STORED DATA |
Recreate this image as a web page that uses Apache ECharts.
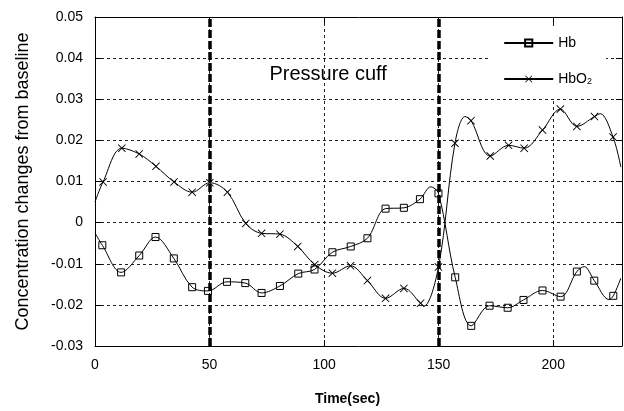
<!DOCTYPE html>
<html>
<head>
<meta charset="utf-8">
<script src="https://cdn.jsdelivr.net/npm/echarts@6/dist/echarts.min.js"></script>
<style>
  html, body { margin: 0; padding: 0; background: #fff; }
  #chart { width: 624px; height: 411px; }
</style>
</head>
<body>
<div id="chart"></div>
<script>
// marked samples (time, value)
const hbTime = [3.2, 11.4, 19.3, 26.4, 34.4, 42.4, 49.3, 57.6, 65.6, 72.7, 80.7, 88.7, 95.8, 103.6, 111.6,
    118.9, 126.8, 134.8, 141.8, 149.9, 157.2, 164.2, 172.2, 180.1, 187.0, 195.3, 203.2, 210.3, 217.9, 226.2];
const hbValue = [-0.0055, -0.0121, -0.0080, -0.0035, -0.0087, -0.0157, -0.0166, -0.0144, -0.0147, -0.0171,
    -0.0154, -0.0124, -0.0114, -0.0072, -0.0058, -0.0038, 0.0034, 0.0036, 0.0057, 0.0071,
    -0.0133, -0.0251, -0.0202, -0.0207, -0.0188, -0.0165, -0.0180, -0.0119, -0.0141, -0.0178];
// unmarked curve points (ends and peaks between markers)
const hbCurveTime = [0, 146.5, 213.5, 224.3, 229.5];
const hbCurveValue = [-0.0025, 0.0087, -0.0107, -0.0187, -0.0135];

const hbo2Time = [3.5, 11.7, 19.3, 26.6, 34.5, 42.4, 50.1, 57.8, 65.8, 72.7, 80.7, 88.5, 95.9, 103.6, 111.5,
    118.9, 126.8, 134.8, 142.1, 149.9, 157.1, 164.1, 172.5, 180.5, 187.3, 195.3, 203.1, 210.3, 218.0, 226.1];
const hbo2Value = [0.0099, 0.0181, 0.0167, 0.0137, 0.0099, 0.0074, 0.0097, 0.0074, -0.0002, -0.0026,
    -0.0028, -0.0058, -0.0102, -0.0123, -0.0105, -0.0141, -0.0184, -0.0160, -0.0196, -0.0108,
    0.0193, 0.0248, 0.0162, 0.0188, 0.0181, 0.0225, 0.0276, 0.0234, 0.0258, 0.0208];
const hbo2CurveTime = [0, 143.6, 161.5, 220.5, 229.5];
const hbo2CurveValue = [0.0050, -0.0203, 0.0258, 0.0265, 0.0135];

const cuffTimes = [50, 150];
const xTicks = [0, 50, 100, 150, 200];

const font = 'Liberation Sans, Arial, sans-serif';
const crossPath = 'path://M0,0.8L0.8,0L5,4.2L9.2,0L10,0.8L5.8,5L10,9.2L9.2,10L5,5.8L0.8,10L0,9.2L4.2,5Z';

function buildData(tx, vy, cx, cy) {
    const pts = [];
    tx.forEach((t, i) => pts.push({value: [t, vy[i]]}));
    cx.forEach((t, i) => pts.push({value: [t, cy[i]], symbol: 'none'}));
    pts.sort((a, b) => a.value[0] - b.value[0]);
    return pts;
}

const chart = echarts.init(document.getElementById('chart'), null, {renderer: 'canvas'});

const gridDash = {show: true, lineStyle: {color: '#222', type: [3, 3], width: 1}};
const axisLine = {show: true, onZero: false, lineStyle: {color: '#000', width: 1}};
const tick = {show: true, inside: true, length: 6, lineStyle: {color: '#000'}};

chart.setOption({
    animation: false,
    backgroundColor: '#fff',
    textStyle: {fontFamily: font},
    grid: {left: 95, right: 2, top: 17, bottom: 62},
    legend: {
        orient: 'vertical',
        right: 18,
        top: 26,
        padding: [10, 14, 12, 14],
        backgroundColor: '#fff',
        itemWidth: 49,
        itemHeight: 9,
        itemGap: 22,
        data: ['Hb', 'HbO2'],
        formatter: name => name === 'HbO2' ? 'HbO{s|2}' : name,
        textStyle: {
            fontSize: 14, color: '#000', fontFamily: font,
            rich: {s: {fontSize: 9, padding: [6, 0, 0, 0], fontFamily: font}}
        }
    },
    xAxis: [{
        type: 'value',
        min: 0, max: 230, interval: 50,
        name: 'Time(sec)',
        nameLocation: 'middle',
        nameGap: 46,
        nameTextStyle: {fontSize: 14, fontWeight: 'bold', color: '#000', padding: [0, 22, 0, 0]},
        axisLine: axisLine,
        axisTick: tick,
        axisLabel: {fontSize: 14, color: '#000', margin: 12, customValues: xTicks},
        splitLine: gridDash
    }, {
        type: 'value', position: 'top',
        min: 0, max: 230, interval: 50,
        axisLine: axisLine, axisTick: tick,
        axisLabel: {show: false}, splitLine: {show: false}
    }],
    yAxis: [{
        type: 'value',
        min: -0.03, max: 0.05, interval: 0.01,
        name: 'Concentration changes from baseline',
        nameLocation: 'middle',
        nameGap: 63,
        nameTextStyle: {fontSize: 18, color: '#000'},
        axisLine: axisLine,
        axisTick: tick,
        axisLabel: {
            fontSize: 14, color: '#000', margin: 12,
            formatter: v => (Math.abs(v) < 1e-9 ? '0' : v.toFixed(2))
        },
        splitLine: gridDash
    }, {
        type: 'value', position: 'right',
        min: -0.03, max: 0.05, interval: 0.01,
        axisLine: axisLine, axisTick: tick,
        axisLabel: {show: false}, splitLine: {show: false}
    }],
    series: [{
        name: 'Hb',
        type: 'line',
        smooth: 0.35,
        symbol: 'rect',
        symbolSize: 7,
        showAllSymbol: true,
        itemStyle: {color: 'rgba(0,0,0,0)', borderColor: '#000', borderWidth: 1},
        lineStyle: {color: '#000', width: 1},
        data: buildData(hbTime, hbValue, hbCurveTime, hbCurveValue),
        markLine: {
            silent: true,
            symbol: 'none',
            label: {show: false},
            lineStyle: {color: '#000', width: 3.5, type: [8, 3]},
            data: cuffTimes.map(t => ({xAxis: t}))
        },
        markArea: {
            silent: true,
            itemStyle: {color: 'rgba(0,0,0,0)'},
            label: {
                show: true, position: 'insideTop', distance: 47, offset: [4, 0],
                fontSize: 20, color: '#000', fontFamily: font
            },
            data: [[{name: 'Pressure cuff', xAxis: cuffTimes[0]}, {xAxis: cuffTimes[1]}]]
        }
    }, {
        name: 'HbO2',
        type: 'line',
        smooth: 0.35,
        symbol: crossPath,
        symbolSize: 8,
        showAllSymbol: true,
        itemStyle: {color: '#000'},
        lineStyle: {color: '#000', width: 1},
        data: buildData(hbo2Time, hbo2Value, hbo2CurveTime, hbo2CurveValue)
    }]
});
</script>
</body>
</html>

EXERCISE | Your task is to restate word for word the lines from the top of the data to the line containing "-0.0107, -0.0187, -0.0135];", both ends included, with every picture left out.

COMPLETE OUTPUT |
Recreate this image as a web page that uses Apache ECharts.
<!DOCTYPE html>
<html>
<head>
<meta charset="utf-8">
<script src="https://cdn.jsdelivr.net/npm/echarts@6/dist/echarts.min.js"></script>
<style>
  html, body { margin: 0; padding: 0; background: #fff; }
  #chart { width: 624px; height: 411px; }
</style>
</head>
<body>
<div id="chart"></div>
<script>
// marked samples (time, value)
const hbTime = [3.2, 11.4, 19.3, 26.4, 34.4, 42.4, 49.3, 57.6, 65.6, 72.7, 80.7, 88.7, 95.8, 103.6, 111.6,
    118.9, 126.8, 134.8, 141.8, 149.9, 157.2, 164.2, 172.2, 180.1, 187.0, 195.3, 203.2, 210.3, 217.9, 226.2];
const hbValue = [-0.0055, -0.0121, -0.0080, -0.0035, -0.0087, -0.0157, -0.0166, -0.0144, -0.0147, -0.0171,
    -0.0154, -0.0124, -0.0114, -0.0072, -0.0058, -0.0038, 0.0034, 0.0036, 0.0057, 0.0071,
    -0.0133, -0.0251, -0.0202, -0.0207, -0.0188, -0.0165, -0.0180, -0.0119, -0.0141, -0.0178];
// unmarked curve points (ends and peaks between markers)
const hbCurveTime = [0, 146.5, 213.5, 224.3, 229.5];
const hbCurveValue = [-0.0025, 0.0087, -0.0107, -0.0187, -0.0135];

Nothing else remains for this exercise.